#### Written exercise:
Omit every picture and write out the rest of the records exactly.

═══ Data entries

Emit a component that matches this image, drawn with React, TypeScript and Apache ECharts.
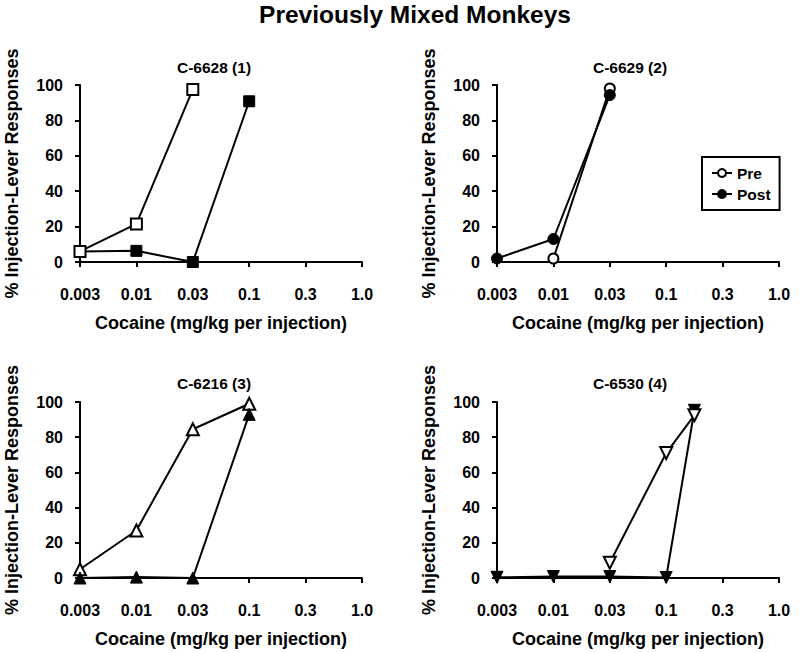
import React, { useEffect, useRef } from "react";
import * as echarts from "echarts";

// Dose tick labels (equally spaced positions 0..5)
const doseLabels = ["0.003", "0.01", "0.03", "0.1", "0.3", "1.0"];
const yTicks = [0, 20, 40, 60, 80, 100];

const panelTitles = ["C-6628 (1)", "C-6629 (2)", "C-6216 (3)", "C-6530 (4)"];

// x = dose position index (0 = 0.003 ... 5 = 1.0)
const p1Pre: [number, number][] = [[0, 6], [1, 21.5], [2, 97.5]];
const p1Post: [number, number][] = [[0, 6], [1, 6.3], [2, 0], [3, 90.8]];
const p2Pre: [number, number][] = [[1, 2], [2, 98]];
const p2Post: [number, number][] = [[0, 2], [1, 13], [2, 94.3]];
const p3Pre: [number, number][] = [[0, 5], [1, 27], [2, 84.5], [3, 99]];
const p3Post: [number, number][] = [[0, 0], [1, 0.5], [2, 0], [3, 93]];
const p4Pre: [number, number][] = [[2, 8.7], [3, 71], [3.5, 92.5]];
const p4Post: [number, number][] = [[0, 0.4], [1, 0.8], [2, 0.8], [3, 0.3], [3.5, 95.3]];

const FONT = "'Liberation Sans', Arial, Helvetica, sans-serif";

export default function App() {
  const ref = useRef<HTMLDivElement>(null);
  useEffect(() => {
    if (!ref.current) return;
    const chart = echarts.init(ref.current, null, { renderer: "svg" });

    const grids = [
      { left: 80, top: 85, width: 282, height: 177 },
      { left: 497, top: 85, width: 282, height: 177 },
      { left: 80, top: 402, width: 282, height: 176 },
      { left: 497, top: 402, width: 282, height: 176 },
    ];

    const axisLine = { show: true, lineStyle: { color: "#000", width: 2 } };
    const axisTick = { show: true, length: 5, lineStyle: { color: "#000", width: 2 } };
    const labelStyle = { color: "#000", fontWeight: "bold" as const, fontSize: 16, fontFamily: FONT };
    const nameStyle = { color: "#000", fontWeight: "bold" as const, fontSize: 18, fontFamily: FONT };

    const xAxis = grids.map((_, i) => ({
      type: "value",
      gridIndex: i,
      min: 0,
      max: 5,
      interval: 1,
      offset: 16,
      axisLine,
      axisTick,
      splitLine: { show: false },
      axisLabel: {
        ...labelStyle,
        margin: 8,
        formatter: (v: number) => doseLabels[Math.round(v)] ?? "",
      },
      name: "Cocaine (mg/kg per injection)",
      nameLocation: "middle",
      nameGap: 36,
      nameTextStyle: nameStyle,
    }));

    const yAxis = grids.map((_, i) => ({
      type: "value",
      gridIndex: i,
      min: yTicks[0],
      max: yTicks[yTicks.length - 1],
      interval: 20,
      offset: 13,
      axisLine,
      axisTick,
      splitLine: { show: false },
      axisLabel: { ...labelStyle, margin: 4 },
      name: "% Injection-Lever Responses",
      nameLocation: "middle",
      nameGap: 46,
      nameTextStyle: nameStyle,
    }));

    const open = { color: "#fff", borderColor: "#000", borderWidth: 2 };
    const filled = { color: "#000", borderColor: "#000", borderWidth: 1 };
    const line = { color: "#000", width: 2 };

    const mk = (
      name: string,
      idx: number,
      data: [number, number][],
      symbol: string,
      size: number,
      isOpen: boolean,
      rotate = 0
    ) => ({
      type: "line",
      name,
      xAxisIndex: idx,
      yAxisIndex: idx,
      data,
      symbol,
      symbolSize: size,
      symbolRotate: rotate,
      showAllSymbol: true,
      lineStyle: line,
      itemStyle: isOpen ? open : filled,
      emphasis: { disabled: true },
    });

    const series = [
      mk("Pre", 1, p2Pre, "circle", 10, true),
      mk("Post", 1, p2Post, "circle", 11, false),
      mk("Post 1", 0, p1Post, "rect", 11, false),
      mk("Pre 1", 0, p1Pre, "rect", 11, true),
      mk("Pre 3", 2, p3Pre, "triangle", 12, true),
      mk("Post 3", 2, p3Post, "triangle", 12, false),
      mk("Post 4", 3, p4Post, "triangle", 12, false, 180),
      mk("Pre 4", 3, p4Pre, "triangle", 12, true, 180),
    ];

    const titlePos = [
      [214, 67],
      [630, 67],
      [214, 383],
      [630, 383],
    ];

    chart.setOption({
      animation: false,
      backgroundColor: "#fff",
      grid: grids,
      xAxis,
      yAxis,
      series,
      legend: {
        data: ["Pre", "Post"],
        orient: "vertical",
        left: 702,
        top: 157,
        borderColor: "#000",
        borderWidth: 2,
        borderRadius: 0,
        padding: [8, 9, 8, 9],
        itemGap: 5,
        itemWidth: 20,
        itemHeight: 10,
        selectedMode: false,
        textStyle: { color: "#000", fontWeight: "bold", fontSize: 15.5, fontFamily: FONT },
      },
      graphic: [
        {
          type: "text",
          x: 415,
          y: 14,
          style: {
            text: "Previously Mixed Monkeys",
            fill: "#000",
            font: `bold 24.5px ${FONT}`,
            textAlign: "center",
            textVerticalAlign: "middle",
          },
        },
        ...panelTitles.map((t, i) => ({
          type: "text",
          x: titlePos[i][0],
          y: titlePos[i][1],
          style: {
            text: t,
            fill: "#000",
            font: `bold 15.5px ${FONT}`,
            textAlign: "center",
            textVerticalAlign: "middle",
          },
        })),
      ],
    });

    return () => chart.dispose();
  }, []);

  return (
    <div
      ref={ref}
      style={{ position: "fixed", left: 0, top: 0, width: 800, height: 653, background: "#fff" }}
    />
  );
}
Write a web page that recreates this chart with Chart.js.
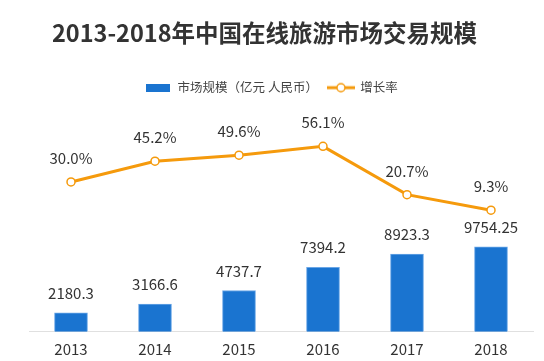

══════

#### Right answer:
Emit a component that matches this image, drawn with React, TypeScript and Apache ECharts.
import React, { useEffect, useRef } from "react";
import * as echarts from "echarts";

// Dose tick labels (equally spaced positions 0..5)
const doseLabels = ["0.003", "0.01", "0.03", "0.1", "0.3", "1.0"];
const yTicks = [0, 20, 40, 60, 80, 100];

const panelTitles = ["C-6628 (1)", "C-6629 (2)", "C-6216 (3)", "C-6530 (4)"];

// x = dose position index (0 = 0.003 ... 5 = 1.0)
const p1Pre: [number, number][] = [[0, 6], [1, 21.5], [2, 97.5]];
const p1Post: [number, number][] = [[0, 6], [1, 6.3], [2, 0], [3, 90.8]];
const p2Pre: [number, number][] = [[1, 2], [2, 98]];
const p2Post: [number, number][] = [[0, 2], [1, 13], [2, 94.3]];
const p3Pre: [number, number][] = [[0, 5], [1, 27], [2, 84.5], [3, 99]];
const p3Post: [number, number][] = [[0, 0], [1, 0.5], [2, 0], [3, 93]];
const p4Pre: [number, number][] = [[2, 8.7], [3, 71], [3.5, 92.5]];
const p4Post: [number, number][] = [[0, 0.4], [1, 0.8], [2, 0.8], [3, 0.3], [3.5, 95.3]];

const FONT = "'Liberation Sans', Arial, Helvetica, sans-serif";

export default function App() {
  const ref = useRef<HTMLDivElement>(null);
  useEffect(() => {
    if (!ref.current) return;
    const chart = echarts.init(ref.current, null, { renderer: "svg" });

    const grids = [
      { left: 80, top: 85, width: 282, height: 177 },
      { left: 497, top: 85, width: 282, height: 177 },
      { left: 80, top: 402, width: 282, height: 176 },
      { left: 497, top: 402, width: 282, height: 176 },
    ];

    const axisLine = { show: true, lineStyle: { color: "#000", width: 2 } };
    const axisTick = { show: true, length: 5, lineStyle: { color: "#000", width: 2 } };
    const labelStyle = { color: "#000", fontWeight: "bold" as const, fontSize: 16, fontFamily: FONT };
    const nameStyle = { color: "#000", fontWeight: "bold" as const, fontSize: 18, fontFamily: FONT };

    const xAxis = grids.map((_, i) => ({
      type: "value",
      gridIndex: i,
      min: 0,
      max: 5,
      interval: 1,
      offset: 16,
      axisLine,
      axisTick,
      splitLine: { show: false },
      axisLabel: {
        ...labelStyle,
        margin: 8,
        formatter: (v: number) => doseLabels[Math.round(v)] ?? "",
      },
      name: "Cocaine (mg/kg per injection)",
      nameLocation: "middle",
      nameGap: 36,
      nameTextStyle: nameStyle,
    }));

    const yAxis = grids.map((_, i) => ({
      type: "value",
      gridIndex: i,
      min: yTicks[0],
      max: yTicks[yTicks.length - 1],
      interval: 20,
      offset: 13,
      axisLine,
      axisTick,
      splitLine: { show: false },
      axisLabel: { ...labelStyle, margin: 4 },
      name: "% Injection-Lever Responses",
      nameLocation: "middle",
      nameGap: 46,
      nameTextStyle: nameStyle,
    }));

    const open = { color: "#fff", borderColor: "#000", borderWidth: 2 };
    const filled = { color: "#000", borderColor: "#000", borderWidth: 1 };
    const line = { color: "#000", width: 2 };

    const mk = (
      name: string,
      idx: number,
      data: [number, number][],
      symbol: string,
      size: number,
      isOpen: boolean,
      rotate = 0
    ) => ({
      type: "line",
      name,
      xAxisIndex: idx,
      yAxisIndex: idx,
      data,
      symbol,
      symbolSize: size,
      symbolRotate: rotate,
      showAllSymbol: true,
      lineStyle: line,
      itemStyle: isOpen ? open : filled,
      emphasis: { disabled: true },
    });

    const series = [
      mk("Pre", 1, p2Pre, "circle", 10, true),
      mk("Post", 1, p2Post, "circle", 11, false),
      mk("Post 1", 0, p1Post, "rect", 11, false),
      mk("Pre 1", 0, p1Pre, "rect", 11, true),
      mk("Pre 3", 2, p3Pre, "triangle", 12, true),
      mk("Post 3", 2, p3Post, "triangle", 12, false),
      mk("Post 4", 3, p4Post, "triangle", 12, false, 180),
      mk("Pre 4", 3, p4Pre, "triangle", 12, true, 180),
    ];

    const titlePos = [
      [214, 67],
      [630, 67],
      [214, 383],
      [630, 383],
    ];

    chart.setOption({
      animation: false,
      backgroundColor: "#fff",
      grid: grids,
      xAxis,
      yAxis,
      series,
      legend: {
        data: ["Pre", "Post"],
        orient: "vertical",
        left: 702,
        top: 157,
        borderColor: "#000",
        borderWidth: 2,
        borderRadius: 0,
        padding: [8, 9, 8, 9],
        itemGap: 5,
        itemWidth: 20,
        itemHeight: 10,
        selectedMode: false,
        textStyle: { color: "#000", fontWeight: "bold", fontSize: 15.5, fontFamily: FONT },
      },
      graphic: [
        {
          type: "text",
          x: 415,
          y: 14,
          style: {
            text: "Previously Mixed Monkeys",
            fill: "#000",
            font: `bold 24.5px ${FONT}`,
            textAlign: "center",
            textVerticalAlign: "middle",
          },
        },
        ...panelTitles.map((t, i) => ({
          type: "text",
          x: titlePos[i][0],
          y: titlePos[i][1],
          style: {
            text: t,
            fill: "#000",
            font: `bold 15.5px ${FONT}`,
            textAlign: "center",
            textVerticalAlign: "middle",
          },
        })),
      ],
    });

    return () => chart.dispose();
  }, []);

  return (
    <div
      ref={ref}
      style={{ position: "fixed", left: 0, top: 0, width: 800, height: 653, background: "#fff" }}
    />
  );
}
Write a web page that recreates this chart with Chart.js.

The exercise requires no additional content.